Founded by philanthropist Peter Cooper in 1859, the college’s mission currently states that it “admits undergraduates solely on merit and awards full scholarships to all enrolled students.” However, in the last year, the school’s troubled financial situation has been brought to public attention and free tuition for all students has been deemed untenable by the administration. The decision to begin charging some graduate students tuition was announced by the school’s president Jamshed Bharucha this past April, and met with walkout protests at that time. The Cooper Union’s board of trustees is scheduled to meet on December 5th to hear the administration’s plans of “reinvention,” which include the process of creating new revenue-generating programs, in particular tuition for new graduate programs to begin in the fall of 2013. Current undergraduate students are guaranteed not to be charged tuition through 2017.
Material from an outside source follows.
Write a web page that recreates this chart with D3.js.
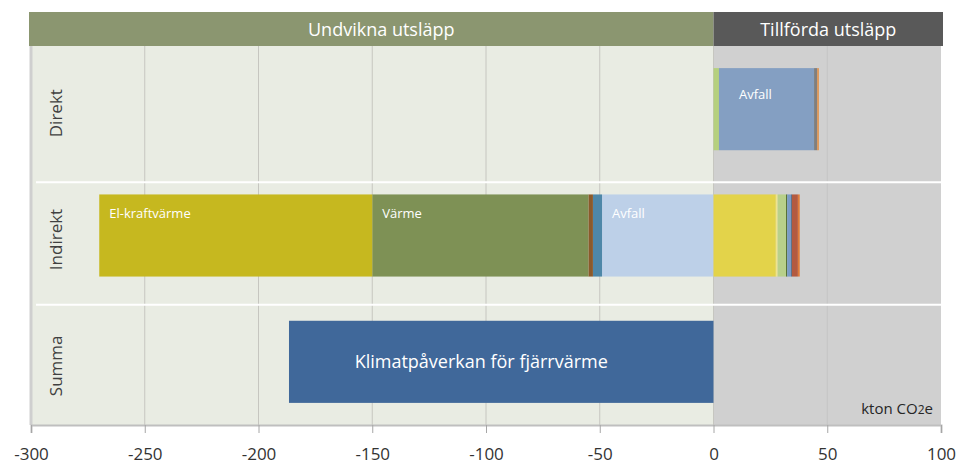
<!DOCTYPE html>
<html>
<head>
<meta charset="utf-8">
<script src="https://cdn.jsdelivr.net/npm/d3@7"></script>
<style>
  body { margin: 0; background: #fff; }
  svg text { font-family: "Open Sans", sans-serif; }
</style>
</head>
<body>
<svg id="chart"></svg>
<script>
// ---- data ----
const categories = ["Direkt", "Indirekt", "Summa"];
const headers = ["Undvikna utsläpp", "Tillförda utsläpp"];
const headerDomains = [[-300, 0], [0, 100]];
const xTicks = [-300, -250, -200, -150, -100, -50, 0, 50, 100];

// stacked outward from 0
const direktPos = [2.4, 41.8, 1.4, 0.7];
const direktPosLabels = ["", "Avfall", "", ""];
const direktPosColors = ["#b5d07e", "#849fc2", "#7f7f7f", "#e3914a"];

const indirektNeg = [49, 4, 2, 95, 120];
const indirektNegLabels = ["Avfall", "", "", "Värme", "El-kraftvärme"];
const indirektNegColors = ["#bdd0e8", "#4e87a8", "#8b5a2b", "#7e9155", "#c6b81f"];

const indirektPos = [27.4, 0.8, 3.7, 0.5, 1.8, 0.3, 2.6, 0.8];
const indirektPosColors = ["#e3d34a", "#efe48c", "#b8d08a", "#4e6b2e", "#7a9cc6", "#3d4e66", "#b35a40", "#e07b39"];

const summa = [-186.6];
const summaLabel = "Klimatpåverkan för fjärrvärme";

// ---- layout ----
const W = 961, H = 465;
const M = { top: 46, left: 31, right: 20, bottom: 40 };
const svg = d3.select("#chart").attr("width", W).attr("height", H);

const x = d3.scaleLinear().domain([-300, 100]).range([M.left, W - M.right]);
const y = d3.scaleBand().domain(categories).range([M.top, H - M.bottom]).paddingInner(0.35).paddingOuter(0.175);

// backgrounds
svg.append("rect").attr("x", x(-300)).attr("y", M.top).attr("width", x(0) - x(-300))
  .attr("height", H - M.bottom - M.top).attr("fill", "#e9ece3");
svg.append("rect").attr("x", x(0)).attr("y", M.top).attr("width", x(100) - x(0))
  .attr("height", H - M.bottom - M.top).attr("fill", "#d0d0d0");

// header bands
const headerColors = ["#8b9670", "#595959"];
headers.forEach((h, i) => {
  const [a, b] = headerDomains[i];
  const x0 = x(a) - (i === 0 ? 2 : 0), x1 = x(b) + (i === 1 ? 2 : 0);
  svg.append("rect").attr("x", x0).attr("y", 12).attr("width", x1 - x0).attr("height", M.top - 12)
    .attr("fill", headerColors[i]);
  svg.append("text").attr("x", (x0 + x1) / 2 + (i === 0 ? 10 : 0)).attr("y", 36)
    .attr("text-anchor", "middle").attr("fill", "#fff").attr("font-size", 18).text(h);
});

// gridlines
svg.append("g").selectAll("line").data(xTicks.slice(1, -1)).join("line")
  .attr("x1", d => x(d)).attr("x2", d => x(d)).attr("y1", M.top).attr("y2", H - M.bottom)
  .attr("stroke", d => d > 0 ? "#c4c4c4" : "#c6c6c0").attr("stroke-width", 1);

// row separators
const sepOffsets = [10, 6];
categories.slice(1).forEach((c, i) => {
  const yy = y(c) - y.step() * y.paddingInner() / 2 + sepOffsets[i];
  svg.append("line").attr("x1", x(-300) + 5).attr("x2", x(100)).attr("y1", yy).attr("y2", yy)
    .attr("stroke", "#fff").attr("stroke-width", 2);
});

// left border
svg.append("line").attr("x1", x(-300)).attr("x2", x(-300)).attr("y1", M.top).attr("y2", H - M.bottom)
  .attr("stroke", "#cfcfcf").attr("stroke-width", 3);

// stacked segments
function stack(cat, values, colors, labels, sign, labelDy, labelDx) {
  let acc = 0;
  values.forEach((v, i) => {
    const a = acc, b = acc + sign * v;
    acc = b;
    const x0 = x(Math.min(a, b)), x1 = x(Math.max(a, b));
    svg.append("rect").attr("x", x0).attr("y", y(cat)).attr("width", x1 - x0)
      .attr("height", y.bandwidth()).attr("fill", colors[i]);
    if (labels && labels[i]) {
      svg.append("text").attr("x", x0 + labelDx).attr("y", y(cat) + labelDy)
        .attr("fill", "#fff").attr("font-size", 13).text(labels[i]);
    }
  });
}
stack("Direkt", direktPos, direktPosColors, direktPosLabels, 1, 31, 20);
stack("Indirekt", indirektNeg, indirektNegColors, indirektNegLabels, -1, 24, 10);
stack("Indirekt", indirektPos, indirektPosColors, null, 1, 0, 0);

svg.append("rect").attr("x", x(summa[0])).attr("y", y("Summa"))
  .attr("width", x(0) - x(summa[0])).attr("height", y.bandwidth()).attr("fill", "#40689a");
svg.append("text").attr("x", (x(summa[0]) + x(0)) / 2 - 20).attr("y", y("Summa") + y.bandwidth() / 2 + 6)
  .attr("text-anchor", "middle").attr("fill", "#fff").attr("font-size", 18).text(summaLabel);

// category labels
svg.append("g").selectAll("text").data(categories).join("text")
  .attr("transform", d => `translate(62,${y(d) + y.bandwidth() / 2 + 4}) rotate(-90)`)
  .attr("text-anchor", "middle").attr("fill", "#404040").attr("font-size", 17).text(d => d);

// unit label
const unit = svg.append("text").attr("x", x(100) - 8).attr("y", H - M.bottom - 11)
  .attr("text-anchor", "end").attr("fill", "#262626").attr("font-size", 15);
unit.append("tspan").text("kton CO");
unit.append("tspan").attr("font-size", 12).text("2");
unit.append("tspan").text("e");

// x axis
const axis = svg.append("g").attr("transform", `translate(0,${H - M.bottom})`)
  .call(d3.axisBottom(x).tickValues(xTicks).tickSize(8).tickPadding(15).tickFormat(d => String(d)));
axis.select(".domain").attr("stroke", "#bfbfbf").attr("stroke-width", 2);
axis.selectAll(".tick line").attr("stroke", "#a6a6a6");
axis.selectAll(".tick text").attr("fill", "#333").attr("font-size", 17)
  .attr("font-family", "'Open Sans', sans-serif");
</script>
</body>
</html>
The students have secured the doors to the Peter Cooper Suite, located within the top floor of the school’s Foundation Building, and intend to stay until their demands have been met, refusing any negotiations. Via communiqués issued to the administration and to the press, the students demand the following: that the administration “stops pursuing new tuition-based educational programs;” a greater degree of transparency of the school’s finances and the board of trustees’ actions; and that Dr. Bharucha – newly inaugurated last year – resigns as president.

A sign in support of the clock tower protesters (photo courtesy Sam Vernon)
Cooper Union School of Art senior Casey Gollan, who is among the students occupying the Peter Cooper Suite, has said in a telephone interview that historically, the school’s finances were backed by the philanthropy of a wealthy few and clever real estate investments. Gollan stated that the school’s deficits were not made apparent to the public until statements made by Dr. Bharucha in the last year. The protesters feel that these messages were contradictory to those they had previously been receiving regarding the school’s financial stability, especially given the opening of the 41 Cooper Square building in 2009. The school announced in November 2011 the creation of the Revenue Task Force, which has created the school’s reinvention plan to counter its financial issues. The protesters cite a continued lack of transparency in this process and demand that the larger community is granted a greater role in making these decisions. “The Cooper community has no recourse against the board’s actions,” Gollan said. “We aren’t heard without stunts like this.”
In a separate phone interview, Sam Vernon, a 2009 graduate of Cooper’s School of Art who is not among the occupiers, also expressed the need for undergraduate education at Cooper to remain free. “The School of Art carries the baton for the fight [for free tuition].” Vernon, who was co-chair of the student council for the School of Arts during her time at Cooper, actively participated in conversations regarding the school’s financial stability in 2008 and 2009. She cites 41 Cooper Square as having displaced some art studios, as well as raising questions in the minds of students regarding the school’s financial future. She and Gollan both stressed the economic challenges for working artists that often render them less able to shoulder the cost of massive education debt. “It’s important to provide an education that allows students to grow, without the pressure to be an art making robot,” Vernon stated. She contrasted the needs of the art students against those of the engineering students, who are generally able to give back to the school in greater dollar amounts after they graduate. “Although they are all a part of Cooper, each school has different needs,” Vernon said. “It’s completely necessary that we have a range of voices in this dialogue.”

Attendees of the Summit on Debt and Education created this display outside of the Foundation Building Monday night. (courtesy Students for a Free Cooper Union)
The start of the lock-in protest coincide with yesterday’s Day of Action events, which included a summit on debt and education and a series of performances and lectures, staged by a coalition of students and alumni. According to Gollan, a revolving group of approximately 30 other students and community members have shown their support for the 11 occupying Cooper students (and one student reporter from The New School Free Press) via on the ground protest signs and a display of candles outside the Foundation Building. Gollan said as of last night, that there has been “almost zero” communication from the administration, outside of a question for the students’ safety (which they address in their communiqué). Gollan also reported that at one point, maintenance workers rammed the room’s doors in an attempt to breach the occupation. The students have fortified the doors with wood and steel barricades and have stocked the space with food and supplies for several days. Livestreams of the occupation is currently being broadcast here and here. A press conference with intermediaries for the student occupiers will be held at the Foundation Building at 2:30pm EST today.
Hyperallergic reached out for an official Cooper Union response to the protest but officials were unavailable for comment at the time of the publication of this article. Yesterday, school officials told the New York Times‘ City Room blog that “they were still formulating a response to the occupation of the Clocktower.”
Why are the Students for a Free Cooper Union calling for the resignation of the President? Because the day after he told them that tuition would be a “last resort,” he announced his “reinvention strategy,” in which all would have “access” to Cooper: the poor for free, the middle and upper class would pay.